Getting Started¶

Installation¶

To use JAX-GCM, first install it:

$ pip install jcm

or for the development version:

$ git clone https://github.com/climate-analytics-lab/jax-gcm.git
$ cd jax-gcm
$ git switch dev
$ pip install -e .

Requirements¶

Python ≥ 3.11
JAX
Dinosaur (the dynamical-core backend shipped with v2.0)
XArray (for I/O and data handling)

See requirements.txt for the complete list of dependencies.

Command-line interface¶

Most simulations can be launched without writing any Python via the bundled Hydra CLI. jcm/main.py is executable so it can be invoked either as a module or directly:

./jcm/main.py                                               # direct invocation
python -m jcm.main                                          # equivalent module form
python -m jcm.main physics=echam-rrtmgp grid=echam_t63_l47_hybrid
python -m jcm.main physics=echam grid=echam_t63_l47_hybrid
python -m jcm.main physics=held_suarez grid=held_suarez_t31_l8 \
    run.total_time=30 run.save_interval=1
python -m jcm.main physics=echam +physics.terms.tiedtke_convection.params.entrpen=4e-4
python -m jcm.main physics=echam-rrtmgp grid=echam_t63_l47_hybrid run=longrun
python -m jcm.main run.mode=scm run.state_file=path/to/state.nc \
    run.column.lat_deg=0 run.column.lon_deg=180

Inspect the available config groups and the fully-composed config:

python -m jcm.main --help                                   # config-group choices
python -m jcm.main --cfg job                                # composed config
python -m jcm.main --cfg job grid=echam_t63_l47_hybrid       # with overrides

Config groups live under jcm/config/: physics, grid, run, init, terrain, forcing, diffusion.

Quick Start Examples¶

Aquaplanet Simulation¶

An aquaplanet simulation is the simplest configuration - a water-covered planet with no orography and constant (zonally symmetric) forcing. This is ideal for learning the model and testing new physics:

from jcm.model import Model
from jcm.physics.speedy.speedy_coords import get_speedy_coords

# Create a model with default aquaplanet configuration
model = Model(
   coords=get_speedy_coords(),  # T31 spectral resolution with 8 vertical levels
   time_step=30.0  # minutes
)

# Run a 120-day simulation
predictions = model.run(
   save_interval=10.0,  # save every 10 days
   total_time=120.0     # total simulation time in days
)

# Convert output to xarray Dataset for analysis
ds = predictions.to_xarray()
print(ds)

This creates a T31 spectral resolution model (96x48 grid points) with 8 vertical levels using the SPEEDY physics package. The default forcing includes zonally symmetric sea surface temperatures and no land.

Realistic Simulation¶

For a more realistic simulation with orography and time-varying boundary conditions, you can load data from files:

from jcm.model import Model
from jcm.terrain import TerrainData
from jcm.forcing import ForcingData
from importlib import resources

coords = get_speedy_coords()  # T31 spectral resolution with 8 vertical levels

# Load realistic orography and land-sea mask, interpolated to T31 grid
data_dir = resources.files("jcm.data.bc.t30.clim")
terrain_file = data_dir / "terrain.nc"
terrain = TerrainData.from_file(terrain_file, coords=coords)

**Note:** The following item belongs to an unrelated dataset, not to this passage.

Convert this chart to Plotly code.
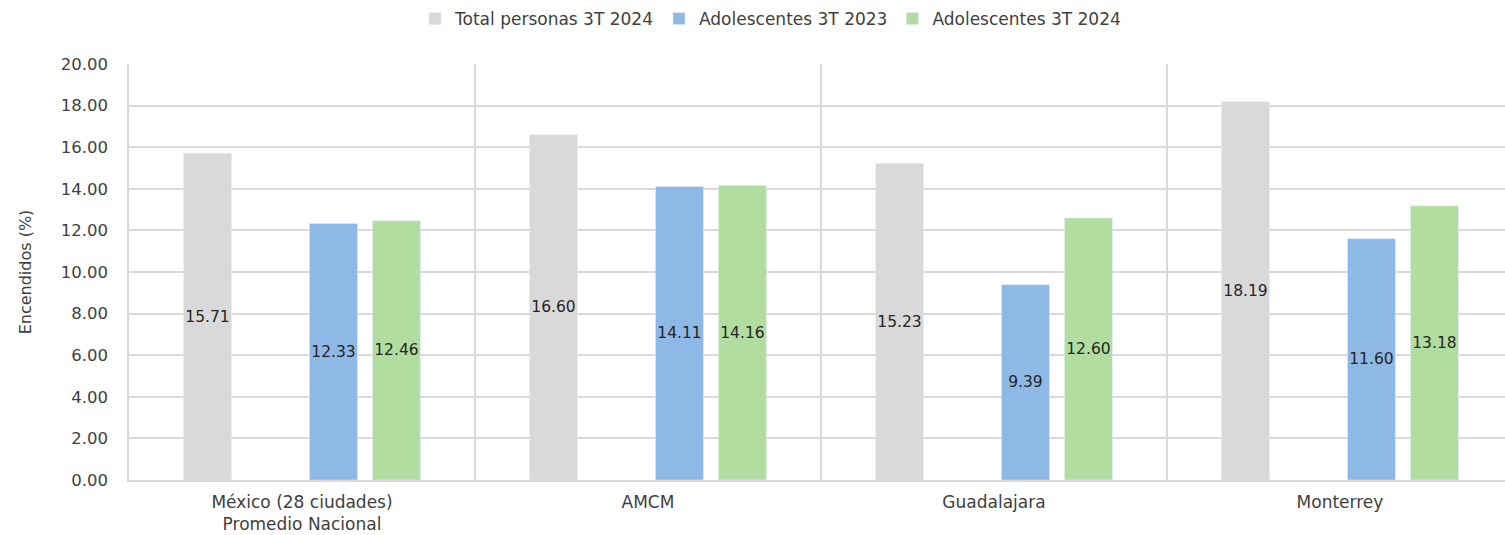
import plotly.graph_objects as go

categories = ["México (28 ciudades)<br>Promedio Nacional", "AMCM", "Guadalajara", "Monterrey"]
total_3t_2024 = [15.71, 16.60, 15.23, 18.19]
adol_3t_2023 = [12.33, 14.11, 9.39, 11.60]
adol_3t_2024 = [12.46, 14.16, 12.60, 13.18]
y_ticks = [0, 2, 4, 6, 8, 10, 12, 14, 16, 18, 20]

FONT = "DejaVu Sans"
TEXT_COLOR = "#404040"
label_font = dict(family=FONT, size=15.5, color="#262626")


def bar_trace(name, values, color):
    return go.Bar(
        name=name, x=categories, y=values, marker_color=color,
        texttemplate="%{y:.2f}", textposition="inside",
        insidetextanchor="middle", textfont=label_font, textangle=0,
        constraintext="none",
    )


fig = go.Figure()
fig.add_trace(bar_trace("Total personas 3T 2024", total_3t_2024, "#D9D9D9"))
# empty slot kept between the total and the adolescent series
fig.add_trace(go.Bar(
    name="", x=categories, y=[None] * len(categories), showlegend=False,
    hoverinfo="skip",
))
fig.add_trace(bar_trace("Adolescentes 3T 2023", adol_3t_2023, "#8EB8E5"))
fig.add_trace(bar_trace("Adolescentes 3T 2024", adol_3t_2024, "#B1DDA1"))

fig.update_layout(
    width=1505, height=535,
    margin=dict(l=129, r=0, t=64, b=55),
    paper_bgcolor="white", plot_bgcolor="white",
    barmode="group", bargap=0.272, bargroupgap=0.238,
    font=dict(family=FONT, size=16, color=TEXT_COLOR),
    legend=dict(
        orientation="h", xref="container", yref="container",
        x=0.512, xanchor="center", y=0.998, yanchor="top",
        font=dict(family=FONT, size=17, color=TEXT_COLOR),
        itemwidth=30, tracegroupgap=0,
    ),
)
fig.update_xaxes(
    type="category", range=[-0.5, 3.477],
    tickson="boundaries", showgrid=True, gridcolor="#D9D9D9", gridwidth=1.5,
    showline=True, linecolor="#D9D9D9", linewidth=1.5,
    ticks="", ticklabelstandoff=6,
    tickfont=dict(family=FONT, size=17, color=TEXT_COLOR),
)
fig.update_yaxes(
    range=[0, 20], tickvals=y_ticks, tickformat=".2f",
    showgrid=True, gridcolor="#D9D9D9", gridwidth=1.5,
    showline=True, linecolor="#D9D9D9", linewidth=1.5,
    zeroline=False, ticks="", ticklabelstandoff=16,
    tickfont=dict(family=FONT, size=16.5, color=TEXT_COLOR),
    title=dict(text="Encendidos (%)", standoff=25,
               font=dict(family=FONT, size=16, color=TEXT_COLOR)),
)

fig.write_html("out.html")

# Load realistic forcing data (SST, sea ice, soil moisture, etc.) interpolated to T31 grid.
# Time-varying variables are wrapped as `TimeSeries` leaves; the Model
# picks the right slice each step via `forcing.select(date)`. By default
# `from_file` auto-detects climatology vs date-aligned mode from the
# netCDF time axis (one-year files wrap, multi-year files align by date).
forcing_file = data_dir / "forcing.nc"
forcing = ForcingData.from_file(forcing_file, coords=coords)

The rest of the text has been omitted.